Aug. 15, 2016 — A plethora of new swing state Senate polls have been conducted and already released in August, and both parties are getting some good news in specific races.

The two states ripe for electing a senator from a different party are Illinois and Wisconsin. Such has been known for the better part of a year, and the latest polls are no exception to the developing trends.

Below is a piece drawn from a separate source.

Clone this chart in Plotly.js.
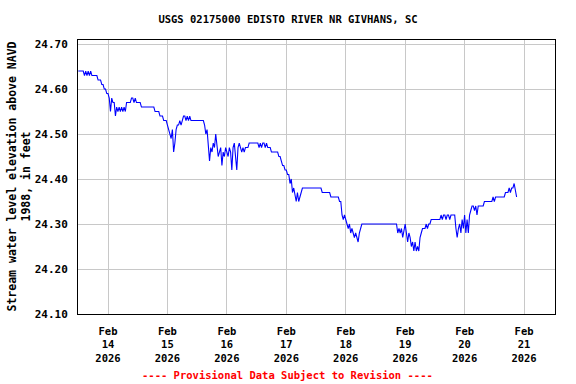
<!DOCTYPE html>
<html>
<head>
<meta charset="utf-8">
<script src="https://cdn.plot.ly/plotly-3.0.1.min.js"></script>
<style>html,body{margin:0;padding:0;background:#fff}#chart{width:576px;height:384px}</style>
</head>
<body>
<div id="chart"></div>
<script>
// Series: gage height (ft above NAVD 1988), half-hourly readings starting 2026-02-13 12:00
const seriesStart = "2026-02-13T12:00:00Z";
const stepMinutes = 30;
const stage = [
  24.64,24.64,24.64,24.64,24.64,24.63,24.64,24.63,24.64,24.63,24.64,24.63,
  24.63,24.63,24.63,24.63,24.62,24.62,24.62,24.61,24.61,24.60,24.60,24.59,
  24.59,24.58,24.55,24.58,24.57,24.57,24.54,24.56,24.55,24.56,24.55,24.56,
  24.55,24.56,24.55,24.57,24.57,24.57,24.57,24.58,24.58,24.57,24.58,24.57,
  24.57,24.57,24.57,24.56,24.56,24.56,24.56,24.56,24.56,24.56,24.56,24.56,
  24.56,24.56,24.55,24.55,24.55,24.55,24.54,24.54,24.54,24.53,24.53,24.53,
  24.52,24.51,24.50,24.49,24.51,24.46,24.48,24.51,24.52,24.52,24.53,24.52,
  24.53,24.54,24.54,24.53,24.54,24.53,24.54,24.53,24.53,24.53,24.53,24.53,
  24.53,24.53,24.53,24.53,24.53,24.53,24.52,24.50,24.51,24.48,24.44,24.47,
  24.46,24.48,24.47,24.50,24.47,24.45,24.46,24.47,24.43,24.46,24.45,24.47,
  24.46,24.45,24.47,24.46,24.42,24.47,24.48,24.45,24.42,24.47,24.48,24.47,
  24.46,24.47,24.46,24.47,24.47,24.47,24.48,24.48,24.48,24.48,24.48,24.48,
  24.48,24.48,24.47,24.48,24.47,24.48,24.48,24.47,24.48,24.47,24.47,24.47,
  24.46,24.46,24.46,24.46,24.46,24.46,24.45,24.45,24.44,24.43,24.43,24.42,
  24.42,24.41,24.41,24.39,24.40,24.37,24.38,24.36,24.35,24.37,24.35,24.36,
  24.37,24.38,24.38,24.38,24.38,24.38,24.38,24.38,24.38,24.38,24.38,24.38,
  24.38,24.38,24.38,24.38,24.38,24.37,24.37,24.37,24.37,24.37,24.37,24.37,
  24.36,24.36,24.36,24.36,24.36,24.36,24.36,24.35,24.35,24.32,24.31,24.32,
  24.31,24.30,24.29,24.30,24.28,24.29,24.28,24.27,24.28,24.27,24.26,24.28,
  24.29,24.30,24.30,24.30,24.30,24.30,24.30,24.30,24.30,24.30,24.30,24.30,
  24.30,24.30,24.30,24.30,24.30,24.30,24.30,24.30,24.30,24.30,24.30,24.30,
  24.30,24.30,24.30,24.30,24.30,24.30,24.28,24.29,24.28,24.29,24.27,24.29,
  24.30,24.28,24.26,24.28,24.27,24.25,24.26,24.24,24.26,24.24,24.25,24.24,
  24.27,24.28,24.29,24.29,24.29,24.30,24.29,24.30,24.30,24.31,24.31,24.31,
  24.31,24.31,24.31,24.31,24.31,24.32,24.31,24.32,24.32,24.31,24.32,24.32,
  24.31,24.32,24.32,24.32,24.32,24.29,24.27,24.29,24.30,24.28,24.31,24.29,
  24.32,24.28,24.31,24.28,24.32,24.33,24.34,24.34,24.33,24.34,24.32,24.34,
  24.34,24.34,24.34,24.34,24.35,24.35,24.35,24.35,24.35,24.35,24.35,24.36,
  24.35,24.36,24.36,24.36,24.36,24.36,24.36,24.36,24.36,24.37,24.37,24.37,
  24.38,24.37,24.38,24.38,24.39,24.37,24.36
];

// Axis ticks
const xTickDates = ["2026-02-14","2026-02-15","2026-02-16","2026-02-17","2026-02-18","2026-02-19","2026-02-20","2026-02-21"];
const xTickLabels = ["Feb<br>14<br>2026","Feb<br>15<br>2026","Feb<br>16<br>2026","Feb<br>17<br>2026","Feb<br>18<br>2026","Feb<br>19<br>2026","Feb<br>20<br>2026","Feb<br>21<br>2026"];
const yTickVals = [24.10,24.20,24.30,24.40,24.50,24.60,24.70];
const yTickLabels = ["24.10","24.20","24.30","24.40","24.50","24.60","24.70"];

const titleText = "USGS 02175000 EDISTO RIVER NR GIVHANS, SC";
const yTitleText = "Stream water level elevation above NAVD<br>1988, in feet";
const footerText = "---- Provisional Data Subject to Revision ----";

function pad(n){return (n<10?"0":"")+n;}
const t0 = Date.parse(seriesStart);
const times = stage.map((_, i) => {
  const d = new Date(t0 + i*stepMinutes*60000);
  return d.getUTCFullYear()+"-"+pad(d.getUTCMonth()+1)+"-"+pad(d.getUTCDate())+" "+pad(d.getUTCHours())+":"+pad(d.getUTCMinutes());
});

const FONT = "DejaVu Sans Mono, monospace";

const trace = {
  x: times, y: stage, type: "scatter", mode: "lines",
  line: {color: "#0000ff", width: 1.1, shape: "linear"},
  hoverinfo: "skip", showlegend: false
};

const layout = {
  width: 576, height: 384,
  margin: {l: 78, r: 21, t: 40, b: 70, pad: 0},
  paper_bgcolor: "#ffffff", plot_bgcolor: "#ffffff",
  font: {family: FONT, size: 10.5, color: "#000", weight: 700},
  title: {text: titleText, x: 0.5, xref: "container", xanchor: "center",
          y: 1 - 19/384, yref: "container", yanchor: "middle",
          font: {family: FONT, size: 10.5, color: "#000", weight: 700}},
  xaxis: {
    type: "date",
    range: ["2026-02-13 11:53", "2026-02-21 12:30"],
    tickmode: "array", tickvals: xTickDates, ticktext: xTickLabels,
    ticks: "", showgrid: true, gridcolor: "#c8c8c8", gridwidth: 1,
    showline: true, linecolor: "#000", linewidth: 1, mirror: true,
    zeroline: false, ticklabelstandoff: 7,
    tickfont: {family: FONT, size: 10.5, color: "#000", weight: 700}
  },
  yaxis: {
    range: [24.10, 24.709],
    tickmode: "array", tickvals: yTickVals, ticktext: yTickLabels,
    ticks: "", showgrid: true, gridcolor: "#c8c8c8", gridwidth: 1,
    showline: true, linecolor: "#000", linewidth: 1, mirror: true,
    zeroline: false, ticklabelstandoff: 7,
    tickfont: {family: FONT, size: 11, color: "#000", weight: 700}
  },
  annotations: [
    {text: yTitleText, textangle: -90, xref: "paper", yref: "paper",
     x: 0, y: 0.5, xanchor: "center", yanchor: "middle", xshift: -59.5,
     showarrow: false, align: "center",
     font: {family: FONT, size: 11.5, color: "#000", weight: 700}},
    {text: footerText, xref: "paper", yref: "paper", x: (287-78)/477, y: 0,
     yshift: -(375-314), xanchor: "center", yanchor: "middle", showarrow: false,
     font: {family: FONT, size: 10.5, color: "#ff0000", weight: 700}}
  ]
};

Plotly.newPlot("chart", [trace], layout, {displayModeBar: false, staticPlot: true});
</script>
</body>
</html>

Illinois Senate Democratic nominee Tammy Duckworth (D-IL-8) released her internal Normington Petts research firm poll (Aug. 1-4; 800 likely Illinois general election voters) projecting a 44-37 percent Duckworth lead over Sen. Mark Kirk (R). Marquette University Law School, again polling the Wisconsin electorate (Aug. 4-7; 805 registered Wisconsin voters) as they have done regularly since the 2012 election, finds former Sen. Russ Feingold (D) topping incumbent Ron Johnson (R), 53-42 percent. This result swings a net of six points in Feingold’s favor when compared to the institution’s July survey. At that time, Feingold led 49-44 percent.

All the key Republican defense battleground states reported new August numbers. The good news for Democrats comes in Pennsylvania where challenger Katie McGinty (D) made a significant gain on Sen. Pat Toomey (R), to the point where several polls find her building a small lead.